Lo cual no significa que ya viviera. Probablemente, para ese momento, José ya
hubiera muerto.
Si
los evangelios canónicos hablan tan poco de él, hasta el punto de que es el
personaje más silencioso —ni una sola palabra salida de sus labios aparecen en
los evangelios—, no ocurre lo mismo con los evangelios apócrifos. Desbordan en
fantasías y pintan un san José envejecido, ya viudo y con varios hijos; entre
los pretendientes a la mano de María, José es el agraciado ya que a él sólo le
ha florecido su vara. De ahí el representarlo iconográficamente con una vara
florida.
José
era un carpintero que hacía arados, yugos y otras herramientas para el cultivo
del campo. A la edad de cuarenta años casó con una tal Meleha (o Esca), de la
que tuvo cuatro hijos. Estando viudo y habiendo cumplido ya los ochenta y nueve
años, le llegó el bando del sumo sacerdote que convocaba a Jerusalén a todos
los viudos de Judea para escoger al esposo de María, virgen de doce años
consagrada al templo. La elección recayó en José, porque entre todos los
pretendientes tan sólo su cayado floreció. Y así, ya bastante anciano, vino a
ser esposo de la Virgen María
y padre adoptivo de Jesús.
San
Jerónimo arremetió contra todas estas fábulas y afirmó taxativamente que José
permaneció virgen. Y lo mismo defendieron san Agustín y san Juan Damasceno.
Pero
es a partir de la Edad Media
cuando la figura del Patriarca adquiere popularidad y devoción entre los
fieles. Su fiesta comenzó a celebrarse en el siglo IX en Oriente y, a partir de
las cruzadas, en Occidente. El primero que lo exalta es san Bernardo, y le
siguen san Vicente Ferrer en España y san Bernardino de Siena en Italia. En
1416, en el concilio de Constanza, se pide una fiesta particular en el
calendario litúrgico en honor del esposo de la Virgen María , para, por su intercesión, conseguir
el fin del gran cisma de Occidente, que padecía la Iglesia.
Pero
será el papa franciscano Sixto IV (1471-1484) quien instituya la fiesta de san
José en 1481 y, en 1621, Gregorio XV la declare obligatoria para toda la Iglesia. En el siglo XVI son
los carmelitas y en especial santa Teresa de Jesús quienes propagan la devoción
al santo Patriarca. Decía santa Teresa en su Libro de la Vida : «No me acuerdo
hasta ahora haberle suplicado cosa que la haya dejado de hacer... Querría yo
persuadir a todos fuesen devotos de este glorioso santo, por la gran
experiencia que tengo de los bienes que alcanza de Dios; no he conocido persona
que de veras le sea devota y haga particulares servicios, que no la vea más
aprovechada en la virtud porque aprovecha en gran manera a las almas que a él se
encomiendan».
En
el siglo XVII, Benedicto XIII inscribió a san José en las letanías de los
santos.
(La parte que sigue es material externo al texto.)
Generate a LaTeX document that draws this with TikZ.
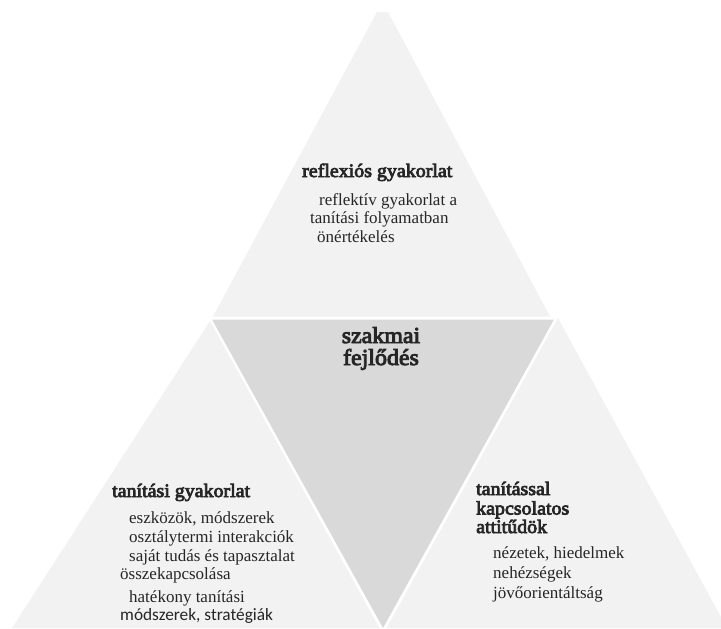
\documentclass[tikz,border=0pt]{standalone}
\usepackage{fontspec}
\setmainfont{Liberation Serif}
\newfontfamily\serifbold{Liberation Serif}[FakeBold=4,FakeStretch=1.05]
\newfontfamily\calibrifont{Carlito}
\definecolor{outerfill}{HTML}{F2F2F2}
\definecolor{innerfill}{HTML}{D9D9D9}
\definecolor{txt}{HTML}{262626}
\begin{document}
\begin{tikzpicture}[x=1pt,y=-1pt,
  outer/.style={fill=outerfill,draw=none},
  inner/.style={fill=innerfill,draw=none},
  head/.style={anchor=base west,inner sep=0pt,text=txt,font=\serifbold\fontsize{19}{21}\selectfont},
  item/.style={anchor=base west,inner sep=0pt,text=txt,font=\fontsize{17}{18.5}\selectfont},
  sansitem/.style={anchor=base west,inner sep=0pt,text=txt,font=\calibrifont\fontsize{17.3}{18.5}\selectfont},
  centerhead/.style={anchor=base,inner sep=0pt,text=txt,font=\serifbold\fontsize{22.8}{24}\selectfont}]
\useasboundingbox (0,0) rectangle (721,629);
\begin{scope}
\clip (0,0) rectangle (721,629);
% top triangle
\fill[outer] (377,12) -- (388,12) -- (550,316.5) -- (213,316.5) -- cycle;
% center inverted triangle
\fill[inner] (212,319.5) -- (554,319.5) -- (383,628) -- cycle;
% left triangle
\fill[outer] (210,321) -- (379.5,628) -- (12,628) -- cycle;
% right triangle
\fill[outer] (558,318) -- (727,628) -- (386.5,628) -- cycle;
\end{scope}
% top texts
\node[head] (th) at (302,177) {reflexiós gyakorlat};
\node[item] (t1) at (319,205) {reflektív gyakorlat a};
\node[item] (t2) at (310,223.5) {tanítási folyamatban};
\node[item] (t3) at (317,242) {önértékelés};
% center
\node[centerhead] (c1) at (381,343) {szakmai};
\node[centerhead] (c2) at (381,365) {fejlődés};
% left texts
\node[head] (lh) at (112,497) {tanítási gyakorlat};
\node[item] (l1) at (129,523) {eszközök, módszerek};
\node[item] (l2) at (129,542) {osztálytermi interakciók};
\node[item] (l3) at (129,561) {saját tudás és tapasztalat};
\node[item] (l4) at (120,579.5) {összekapcsolása};
\node[item] (l5) at (129,602) {hatékony tanítási};
\node[sansitem] (l6) at (120,620) {módszerek, stratégiák};
% right texts
\node[head] (rh1) at (476,495) {tanítással};
\node[head] (rh2) at (476,514.5) {kapcsolatos};
\node[head] (rh3) at (476,533) {attitűdök};
\node[item] (r1) at (493,558) {nézetek, hiedelmek};
\node[item] (r2) at (493,578) {nehézségek};
\node[item] (r3) at (493,598) {jövőorientáltság};
\end{tikzpicture}
\end{document}
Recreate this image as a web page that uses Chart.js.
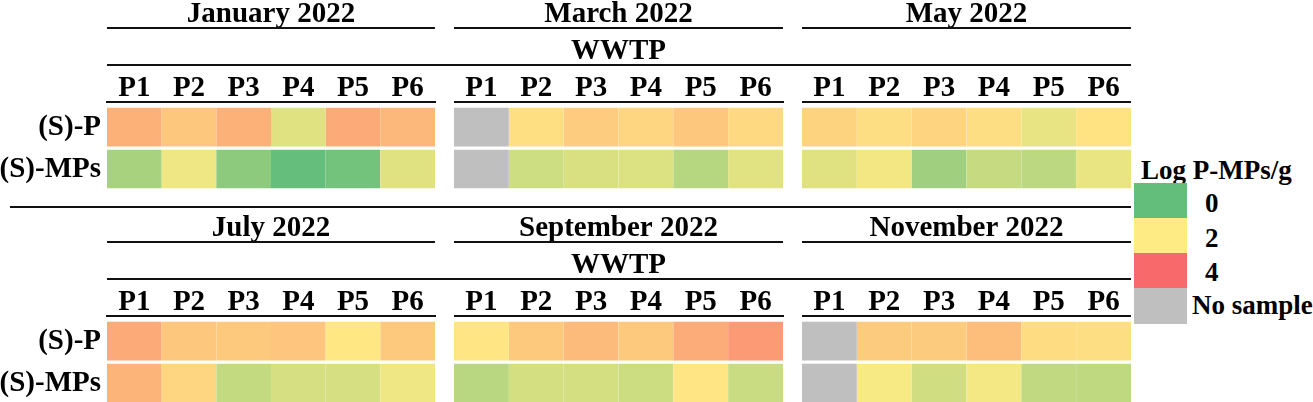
<!DOCTYPE html>
<html>
<head>
<meta charset="utf-8">
<script src="https://cdn.jsdelivr.net/npm/chart.js@4.4.1/dist/chart.umd.min.js"></script>
<style>
  html, body { margin: 0; padding: 0; background: #fff; overflow: hidden; }
  #wrap { position: relative; width: 1313px; height: 402px; font-family: 'Liberation Serif', 'Times New Roman', serif; font-weight: bold; color: #000; }
  .panel { position: absolute; height: 190px; }
  .sep { position: absolute; left: 10px; top: 206px; width: 1121px; height: 2px; background: #111; }
  .lg { position: absolute; font-size: 27px; line-height: 27px; white-space: nowrap; }
  .sw { position: absolute; left: 1134px; width: 53px; }
</style>
</head>
<body>
<div id="wrap">
  <div class="panel" style="left:0;top:0;width:454px"><canvas id="c0"></canvas></div>
  <div class="panel" style="left:454px;top:0;width:348px"><canvas id="c1"></canvas></div>
  <div class="panel" style="left:802px;top:0;width:329px"><canvas id="c2"></canvas></div>
  <div class="sep"></div>
  <div class="panel" style="left:0;top:214px;width:454px"><canvas id="c3"></canvas></div>
  <div class="panel" style="left:454px;top:214px;width:348px"><canvas id="c4"></canvas></div>
  <div class="panel" style="left:802px;top:214px;width:329px"><canvas id="c5"></canvas></div>
  <div id="legend"></div>
</div>
<script>
// sampling sites and rows
const sites = ['P1', 'P2', 'P3', 'P4', 'P5', 'P6'];
const rows = ['(S)-P', '(S)-MPs'];
const months = ['January 2022', 'March 2022', 'May 2022', 'July 2022', 'September 2022', 'November 2022'];

// Log P-MPs/g, null = no sample
const janP   = [2.9, 2.55, 2.9, 1.6, 3.0, 2.8];
const janMPs = [0.9, 1.8, 0.55, 0.02, 0.2, 1.6];
const marP   = [null, 2.17, 2.48, 2.34, 2.55, 2.28];
const marMPs = [null, 1.36, 1.5, 1.55, 1.08, 1.62];
const mayP   = [2.37, 2.2, 2.35, 2.2, 1.7, 2.13];
const mayMPs = [1.6, 1.84, 0.78, 1.26, 1.14, 1.73];
const julP   = [3.0, 2.55, 2.53, 2.58, 2.05, 2.53];
const julMPs = [2.85, 2.34, 1.23, 1.48, 1.47, 1.8];
const sepP   = [2.1, 2.53, 2.75, 2.53, 2.97, 3.25];
const sepMPs = [1.1, 1.45, 1.45, 1.33, 2.1, 1.32];
const novP   = [null, 2.5, 2.5, 2.7, 2.23, 2.2];
const novMPs = [null, 1.9, 1.4, 1.85, 1.2, 1.18];

// colour scale (legend ticks)
const scaleStops = [0, 2, 4];
const scaleColors = ['#63BE7B', '#FFEB84', '#F8696B'];
const noSampleColor = '#BFBFBF';

function hexRgb(h) {
  return [1, 3, 5].map(i => parseInt(h.slice(i, i + 2), 16));
}

function cellColor(v) {
  if (v === null) return noSampleColor;
  const t = Math.max(scaleStops[0], Math.min(scaleStops[2], v));
  const k = t <= scaleStops[1] ? 0 : 1;
  const f = (t - scaleStops[k]) / (scaleStops[k + 1] - scaleStops[k]);
  const a = hexRgb(scaleColors[k]), b = hexRgb(scaleColors[k + 1]);
  const c = a.map((x, i) => Math.round(x + (b[i] - x) * f));
  return `rgb(${c[0]},${c[1]},${c[2]})`;
}

const ink = '#000';
const font = { family: 'Liberation Serif', size: 29, weight: 'bold' };
Chart.defaults.font.family = 'Liberation Serif';

// rules under the month title and under the WWTP line
Chart.register({
  id: 'rules',
  afterDraw(chart, args, opts) {
    const { ctx, chartArea } = chart;
    const y1 = Math.round(chart.titleBlock.bottom - 9);
    const y2 = Math.round(chart.scales.x.top - 10);
    ctx.save();
    ctx.strokeStyle = '#111';
    ctx.lineWidth = 2;
    ctx.beginPath();
    ctx.moveTo(chartArea.left, y1);
    ctx.lineTo(chartArea.right, y1);
    ctx.moveTo(chartArea.left, y2);
    ctx.lineTo(chartArea.right + (opts.extend || 0), y2);
    ctx.stroke();
    ctx.restore();
  }
});

function panel(id, title, sub, pVals, mVals, showRows, padRight) {
  const cell = { borderColor: '#fff', borderWidth: { top: 2, bottom: 2, left: 0, right: 0 }, borderSkipped: false, categoryPercentage: 1, barPercentage: 1 };
  new Chart(document.getElementById(id), {
    type: 'bar',
    data: {
      labels: sites,
      datasets: [
        { label: rows[0], data: pVals.map(() => 1), backgroundColor: pVals.map(cellColor), ...cell },
        { label: rows[1], data: mVals.map(() => 1), backgroundColor: mVals.map(cellColor), ...cell }
      ]
    },
    options: {
      responsive: true,
      maintainAspectRatio: false,
      animation: false,
      events: [],
      layout: { padding: { right: padRight, bottom: 0 } },
      plugins: {
        legend: { display: false },
        tooltip: { enabled: false },
        title: { display: true, text: title, fullSize: false, color: ink, font: { ...font, lineHeight: 0.86 }, padding: { top: 1.6, bottom: 10.54 } },
        subtitle: { display: true, text: sub || ' ', fullSize: false, color: ink, font: { ...font, lineHeight: 0.86 }, padding: { top: 2.05, bottom: 11.13 } },
        rules: { extend: padRight }
      },
      scales: {
        x: {
          position: 'top',
          stacked: true,
          grid: { display: false, drawTicks: false },
          border: { display: true, color: '#111', width: 2 },
          ticks: { color: ink, font: { ...font, lineHeight: 0.9 }, padding: 0.35, maxRotation: 0, autoSkip: false }
        },
        y: {
          display: showRows,
          stacked: true,
          reverse: true,
          min: -0.1,
          max: 2,
          grid: { display: false, drawTicks: false },
          border: { display: false },
          afterBuildTicks: s => { s.ticks = [{ value: 0.5 }, { value: 1.5 }]; },
          afterFit: s => {
            if (!showRows) return;
            s.width = 107;
            s.paddingTop = 0;
            s.paddingBottom = 0;
          },
          ticks: { color: ink, font: { ...font, lineHeight: 0.1 }, padding: 6, callback: (v, i) => rows[i] }
        }
      }
    }
  });
}

panel('c0', months[0], '', janP, janMPs, true, 19);
panel('c1', months[1], 'WWTP', marP, marMPs, false, 19);
panel('c2', months[2], '', mayP, mayMPs, false, 0);
panel('c3', months[3], '', julP, julMPs, true, 19);
panel('c4', months[4], 'WWTP', sepP, sepMPs, false, 19);
panel('c5', months[5], '', novP, novMPs, false, 0);

// colour legend
const legend = document.getElementById('legend');
const legendItems = [
  { text: String(scaleStops[0]), color: cellColor(scaleStops[0]) },
  { text: String(scaleStops[1]), color: cellColor(scaleStops[1]) },
  { text: String(scaleStops[2]), color: cellColor(scaleStops[2]) },
  { text: 'No sample', color: noSampleColor }
];
const swTop = [183, 218, 253, 288], swH = [35, 35, 35, 36];
const labTop = [190, 225, 259, 292];
let html = '<div class="lg" style="left:1141px;top:157px">Log P-MPs/g</div>';
legendItems.forEach((it, i) => {
  html += `<div class="sw" style="top:${swTop[i]}px;height:${swH[i]}px;background:${it.color}"></div>`;
  html += `<div class="lg" style="left:${i === 3 ? 1192 : 1205}px;top:${labTop[i]}px">${it.text}</div>`;
});
legend.innerHTML = html;
</script>
</body>
</html>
En el XIX fue instituida la fiesta del patronazgo de san José y en 1847
Pío IX lo extendió a toda la
Iglesia. El 8 de diciembre de 1870, el Patriarca fue proclamado
patrono de la Iglesia
universal y la fiesta del 19 de marzo fue elevada al rango de fiesta de primera
clase. En el siglo XX, san Pío X aprobó las letanías de san José, Benedicto XV
concedió un prefacio a sus fiestas, Pío XII instituyó la fiesta de san José
Obrero, y Juan XXIII, en 1961, añadió su nombre al canon romano de la misa.
Se
ve así cómo el nombre de san José es amado y honrado cada vez más en la Iglesia. Numerosos santos le
han invocado con fe confiada. Ya hemos señalado el caso de santa Teresa, que
ponía los conventos de su reforma carmelitana bajo el patrocinio del patriarca.
La beata Juana Jugan, fundadora de las Hermanitas de los Pobres, popularizó la
confianza que hay que tener en san José como intercesor seguro en las
necesidades de los más humildes. Un día, en el asilo de la Trinidad , en Angers, no había
mantequilla para los ancianos.
—¿Cómo?
—preguntó Juana Jugan—. ¿No hay mantequilla y no se la habéis pedido a san
José?
Tomó
una tarrina de mantequilla vacía, la colocó a los pies de una estatua de san
José con esta misiva: «San José bendito, envíanos mantequilla para nuestros
buenos ancianos». Y, a los pocos días, no se sabe cómo ni de dónde, llegó un
buen cargamento de tarrinas de mantequilla para los ancianos del asilo de la Trinidad de Angers.